Dylan Turns Down Ed Sullivan

After writing his own folk music for a while, Bob Dylan, folk musician, became Bob Dylan, folk-rock musician. He took his music electric. Crowds booed him. They came to hear the Dylan they knew, the Dylan whose albums they owned. He dismissed them.

He’d stand up in front of the booing crowd and say, “I don’t believe you,” and then he’d play his new music. In a 1966 Playboy interview, Dylan said: 

 I was doing fine, you know, singing and playing my guitar. It was a sure thing, don't you understand, it was a sure thing. I was getting very bored with that. I couldn't go out and play like that. I was thinking of quitting. Out front it was a sure thing. I knew what the audience was gonna do, how they would react. It was very automatic. Your mind just drifts unless you can find some way to get in there and remain totally there. It's so much of a fight remaining totally there all by yourself. It takes too much.

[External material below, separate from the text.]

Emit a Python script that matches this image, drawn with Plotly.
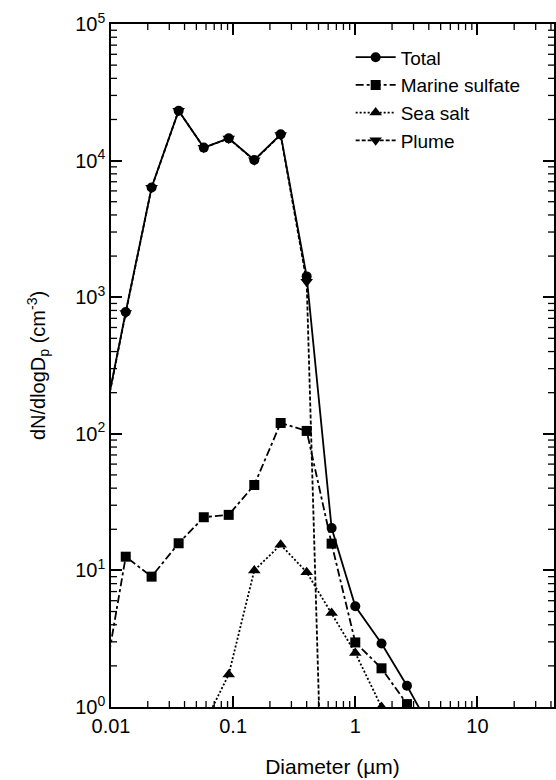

I'm not ready to cut that much out of my life. You can't have nobody around. You can't be bothered with anybody else's world. . . . They can boo till the end of time. I know that the music is real, more real than the boos.

 In May 1963, Dylan was asked to perform on The Ed Sullivan Show, the dominant entertainment program on television at the time. It was a major career opportunity. He planned to perform his new song, “Talkin’ John Birch Paranoid Blues.” CBS’s lawyers told him that the song was too controversial, potentially libelous. They suggested he play “Blowin’ in the Wind.” Instead, Dylan decided not to perform at all.

 I salute his faith in his music, his rejection of the limitations that CBS wanted to impose on his work. Dylan may have an unusual singing voice — as, by the way, did Billie Holliday — and his lyrics may sometimes be impossible to decipher, but he had the courage of his artistic vision. And there is something special there. There is something deep.

 Dylan told Playboy interviewer Nat Hentoff:

 The pressures were unbelievable. They were just something you can’t imagine unless you go through them yourself. It was important for me to come to the bottom of this legend thing, which has no reality at all. What’s important isn’t the legend, but the art, the work . . . .  Happiness is not on my list of priorities. For some reason, I am attracted to self-destruction.